There is a crucial distinction between York and what could occur to Bournemouth or legions of other clubs. Companies such as Persimmon intensely dislike being described as developers as they do, in fairness, actually build homes themselves – around 12,000 last year. In contrast, developers hire builders to build homes and pass on many of the risks involved to someone else. Some developers form one-off companies that can be folded if the economy turns against them so they can wriggle out of any financial responsibility. These are the people of whom clubs need to be wary.
Since the Taylor Report, a number of grounds have fallen prey to developers, but stadiums such as Brighton’s Goldstone Ground were demolished to make way for offices, warehouses or shops. Developers, many perfectly respectable, have been attracted by the land clubs sit on, but the economy has changed. In recent years, fewer offices are being built due to an excess of development, while pressure on manufacturers caused by the strength of the pound has seen little appetite for new factories. As a result, many developers, tempted by booming house prices, have moved into housing. And these are the very people that Bournemouth’s Peter Phillips warned fans about.
With the housing market showing as much growth as Norwich’s Premiership points total, these developers are being backed into a corner as they face stiff competition for land from the big house builders. House builders are no angels and often deal with land agents and developers, but they can be affected by fans pressure, as demonstrated at York. In some cases, clubs can also reach a compromise with house builders, as Leyton Orient did, selling all four corners of Brisbane Road to Bellway in return for enough cash to revamp the rest of their ground. House builders are also more likely to walk through the front door of a club. A fly developer, in contrast, would be more likely to try to unseat a chairman than speak to him.
Unfortunately, the Football Association offers no regulatory protection against these predators. All that prevents developers taking over a club and flattening the ground is the necessary planning permission and fans’ ability to rouse public opinion against any plans for their club’s stadium.

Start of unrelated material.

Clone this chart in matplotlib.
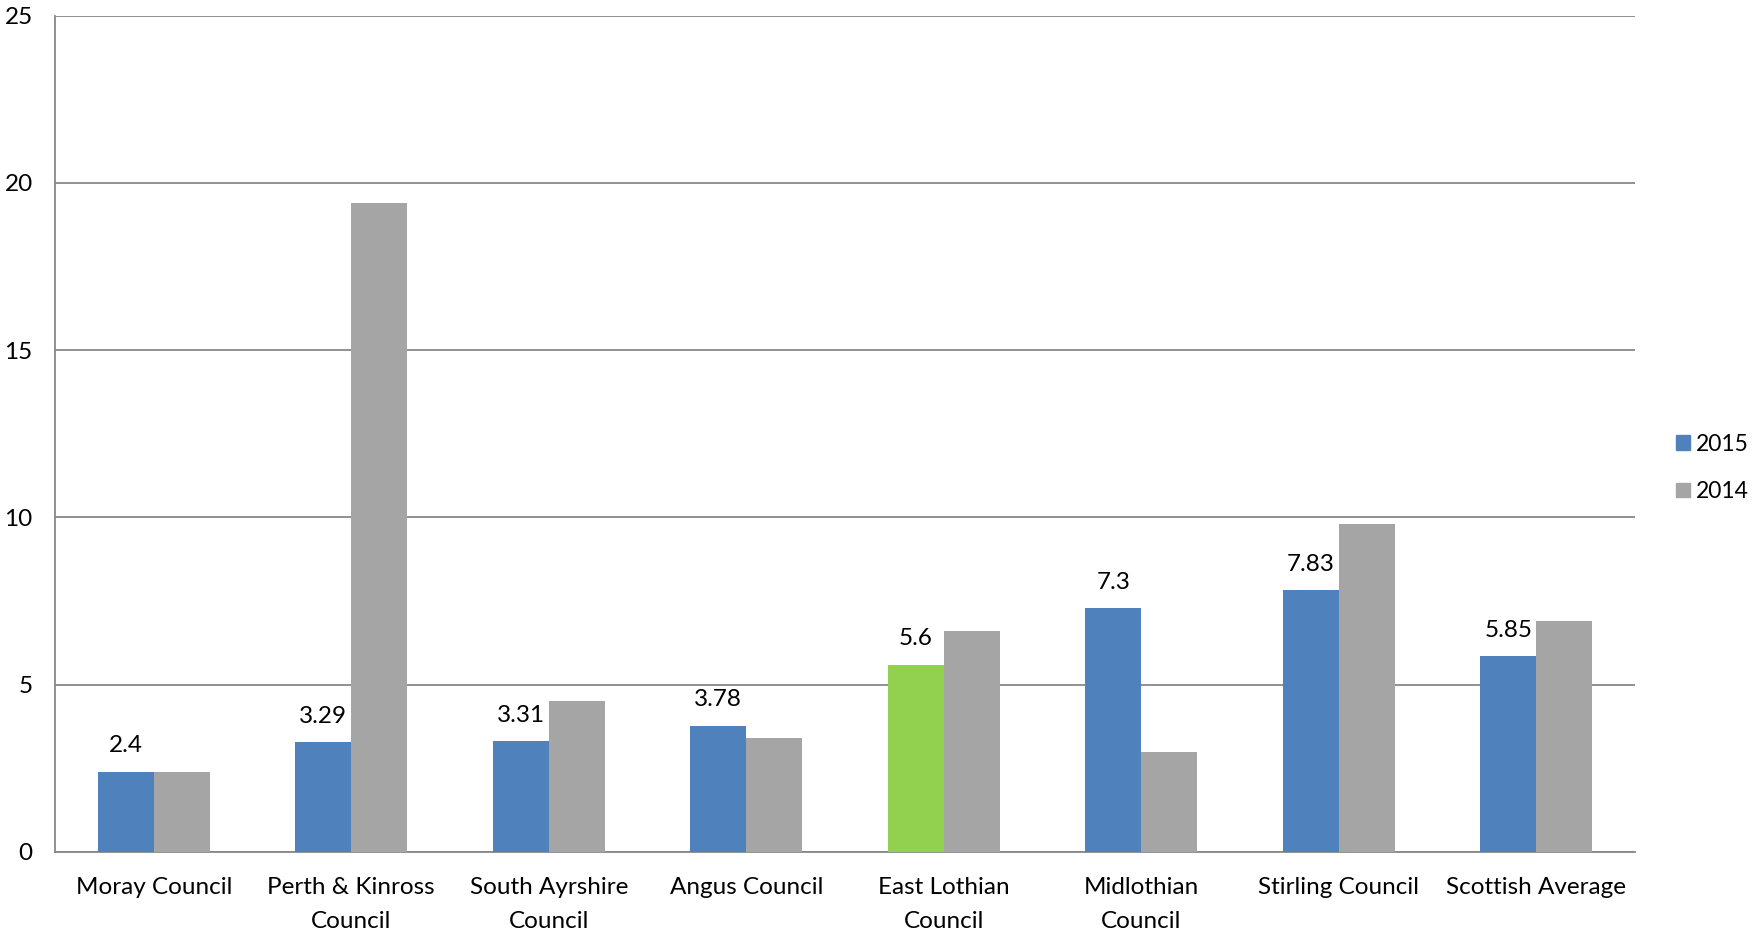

The FA suggest that clubs ensure their stadiums are designated for leisure use within statutory planning frameworks called local plans, but central government is putting huge pressure on councils to build more houses in some areas. In regions where housing requirements are high, this can be difficult to achieve. The FA’s other solution is simpler: clubs put ownership of their stadiums into a trust. York’s directors tried to exploit a similar loophole by putting Bootham Crescent into a separate holding company, but a trust offers more protection and the assets cannot be liquidated, ie the ground sold off, without the permission of the trustees.
If the trustees are fans, the ground should be safe and clubs already run by trusts have usually achieved this. Many, though, are still run by “businessmen”. So, fans, ask your board to put your stadium into the ownership of a trust. If they say no, then maybe developers have infiltrated your boardroom, too.